Fred and Harry

Fred and Harry was a problem we had to solve in Fast Track Calculus, and was widely regarded as a notoriously difficult problem. Our counselors who’d taken FTC in prior years warned us about it, and despite the instruction in the problem, few people got much sleep that evening.


(Write up formally) A skydiving stunt calls for one skydiver (Fred) to step from a balloon at an altitude of 850 feet, free fall for eight seconds, and deploy his chute. A second skydiver (Harry) will step from the balloon t1 seconds after the first skydiver. After free falling for t2 additional seconds he will deploy his chute.
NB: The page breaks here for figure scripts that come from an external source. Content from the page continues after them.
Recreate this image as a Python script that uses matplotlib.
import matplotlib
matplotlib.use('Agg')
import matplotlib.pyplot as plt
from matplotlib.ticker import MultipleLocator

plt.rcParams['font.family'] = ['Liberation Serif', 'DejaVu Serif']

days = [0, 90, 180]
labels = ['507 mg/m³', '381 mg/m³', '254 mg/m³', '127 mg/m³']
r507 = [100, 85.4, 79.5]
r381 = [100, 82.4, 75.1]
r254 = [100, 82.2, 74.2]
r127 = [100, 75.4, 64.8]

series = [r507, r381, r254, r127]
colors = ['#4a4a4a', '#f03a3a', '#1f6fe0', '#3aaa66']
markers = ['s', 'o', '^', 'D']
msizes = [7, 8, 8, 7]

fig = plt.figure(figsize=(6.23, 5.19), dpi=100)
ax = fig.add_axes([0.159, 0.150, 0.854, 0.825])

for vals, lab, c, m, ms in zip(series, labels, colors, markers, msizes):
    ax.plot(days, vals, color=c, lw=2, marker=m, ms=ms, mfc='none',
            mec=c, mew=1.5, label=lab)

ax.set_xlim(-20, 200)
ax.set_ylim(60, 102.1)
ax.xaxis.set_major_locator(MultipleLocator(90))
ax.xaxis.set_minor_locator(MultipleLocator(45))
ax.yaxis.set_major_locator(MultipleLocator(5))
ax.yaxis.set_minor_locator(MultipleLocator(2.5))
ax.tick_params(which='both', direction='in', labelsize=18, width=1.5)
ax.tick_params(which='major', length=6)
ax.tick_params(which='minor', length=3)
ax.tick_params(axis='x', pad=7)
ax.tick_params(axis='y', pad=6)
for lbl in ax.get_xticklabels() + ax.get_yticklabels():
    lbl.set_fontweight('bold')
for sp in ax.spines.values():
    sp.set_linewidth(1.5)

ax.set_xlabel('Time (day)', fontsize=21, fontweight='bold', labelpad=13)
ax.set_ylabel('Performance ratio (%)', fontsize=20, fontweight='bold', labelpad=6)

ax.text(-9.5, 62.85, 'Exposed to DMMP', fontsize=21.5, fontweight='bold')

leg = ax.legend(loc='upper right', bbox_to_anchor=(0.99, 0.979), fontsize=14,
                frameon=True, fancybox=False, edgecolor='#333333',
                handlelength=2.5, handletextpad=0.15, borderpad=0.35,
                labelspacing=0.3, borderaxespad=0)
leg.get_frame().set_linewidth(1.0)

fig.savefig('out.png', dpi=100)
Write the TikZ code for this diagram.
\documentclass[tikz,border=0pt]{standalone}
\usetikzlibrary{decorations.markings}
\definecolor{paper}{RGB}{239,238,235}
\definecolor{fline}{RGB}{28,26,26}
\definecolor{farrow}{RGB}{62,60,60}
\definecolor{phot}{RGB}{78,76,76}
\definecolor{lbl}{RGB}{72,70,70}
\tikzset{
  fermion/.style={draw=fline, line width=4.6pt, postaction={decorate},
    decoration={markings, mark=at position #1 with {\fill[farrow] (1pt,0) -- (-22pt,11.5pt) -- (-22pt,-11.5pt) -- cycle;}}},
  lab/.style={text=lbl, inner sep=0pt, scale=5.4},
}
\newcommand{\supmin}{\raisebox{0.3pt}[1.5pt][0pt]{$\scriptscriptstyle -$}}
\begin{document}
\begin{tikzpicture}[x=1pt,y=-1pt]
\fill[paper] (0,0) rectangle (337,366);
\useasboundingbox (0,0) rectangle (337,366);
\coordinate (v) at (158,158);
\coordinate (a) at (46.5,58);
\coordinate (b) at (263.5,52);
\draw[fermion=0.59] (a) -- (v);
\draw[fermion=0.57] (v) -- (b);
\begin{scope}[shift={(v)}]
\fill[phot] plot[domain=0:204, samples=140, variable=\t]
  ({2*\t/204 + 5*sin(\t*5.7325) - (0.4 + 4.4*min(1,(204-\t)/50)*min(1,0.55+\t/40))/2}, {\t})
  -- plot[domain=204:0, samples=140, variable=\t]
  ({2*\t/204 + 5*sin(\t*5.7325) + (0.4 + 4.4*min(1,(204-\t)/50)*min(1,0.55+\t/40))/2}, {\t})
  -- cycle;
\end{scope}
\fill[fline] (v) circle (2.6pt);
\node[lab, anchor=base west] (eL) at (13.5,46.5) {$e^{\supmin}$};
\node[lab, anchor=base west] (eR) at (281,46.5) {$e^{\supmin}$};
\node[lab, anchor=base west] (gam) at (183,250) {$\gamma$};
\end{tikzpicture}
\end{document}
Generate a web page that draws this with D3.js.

After t3 additional seconds Fred reaches a height of 104 feet from the ground, Harry is to be 6 feet below Fred. Both skydivers need to have matching velocities. At this point Fred’s chute “mysteriously fails” and Harry catches his stunt partner. Assume air resistance is proportional to velocity. The necessary information is included below:

Fred weighs 100 pounds and has constant of proportionality 1.5 when the chute is closed. However, when his chute is open, his constant of proportionality goes up to 15.

Harry weighs 200 pounds and, when in free fall, has a constant of proportionality 1.2. When falling with an open chute, he had a constant of proportionality of 32.

Find t1, t2, and t3 so that the stunt can be accomplished.

This is a “no help from the counselors” problem. Do not stay up all night because of this problem.


We used the math software Maple for our homework assignments. I did not end up finding the correct answer to this problem.